IT was not a promising terrain to ask Mario Balotelli to find the net for the first time since March: one of those blisteringly cold nights in northern England when players blow steam towards an ink jet sky.
He huffed and puffed, he missed and miskicked, but ultimately the 22-year-old provided evidence that when he is on a football field things may happen. Insulated to the last inch by gloves and socks up to his thighs, his goal broke a frustrating deadlock and a valiant Wigan side who tired at the last. It also added to the sense that the two Manchester sides who contest for honours on Sunday week will be the two doing the serious competing next May. The game did not suggest that it will be a procession.
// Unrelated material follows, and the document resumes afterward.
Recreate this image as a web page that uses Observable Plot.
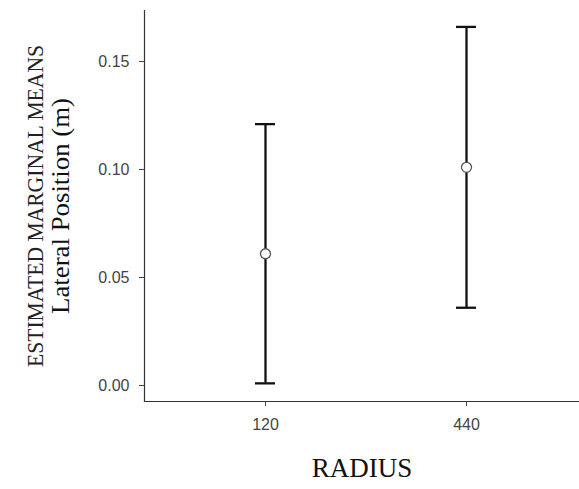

Searching questions were asked of Manchester City and there were not always, or even often, answers.
Wigan were without regulars and also without either a win or even a goal against the Premier League champions in their last five encounters, but they showed no fear. They were the faster and more fluid of the sides in a first half played at high tempo, tramping with ease through the City midfield.
On the basis of the 58 minutes he lasted, it was difficult to see the point of Javi Garcia, who was no more able to distribute than to be destructive.
City need resilience in the middle, to allow Yaya Touré the freedom to operate in the advanced role where he began this game. He had withdrawn to a deep-lying role before the stalemate was broken. That was around about the time Wigan were gifted one of those kinds of moments on which nights turn: a well measured cross by James McCarthy which found the Ivorian Arouna Koné with time to pick his spot with a header. But the Ivorian got his angles terribly wrong.
That City should have gone up the other end to score was testament to the judgement of their manager Roberto Mancini, which has been questioned this season.
When it came to which striker might be withdrawn just after the hour the good money was on Edin Dzeko - back to the bench after the weekend's blank sheet at Stamford Bridge - replacing Balotelli. Aleksandr Kolarov arrived for Sergio Aguero, instead. "We thought that Mario in this moment was more fresh than Sergio (even though) he didn't play like he knows he can play," Mancini (below) said later.
It took a minute for the decision to be vindicated. When Ali al-Habsi in the Wigan goal failed to gather Gareth Barry's shot, Balotelli pounced -- the Italian's second stab delivered his first goal since he punished Sunderland on March 31.
The way Wigan stood off James Milner, Mancini's second substitute, in the 72nd minute was punished in equal measure when the Englishman unleashed a formidable swerving effort. Milner limped off soon after with a hamstring injury but City were home. "No. No," Mancini insisted, late last night, when asked if Balotelli would be leaving in January.
Wigan warranted the praise their manager lavished on them.
"We should have been a bit more patient with our final ball. The disappointment was that for the 60 minutes we were (on top) we couldn't score a goal," Roberto Martinez said.
"I don't want to be a Wigan Athletic representative saying we are happy to lose against the champions."
Mancini feels it could be a three-horse race for the Premier League title, despite another Chelsea goalless draw last night: "In February if teams are playing in the Champions League it can change everything. I think Chelsea can compete."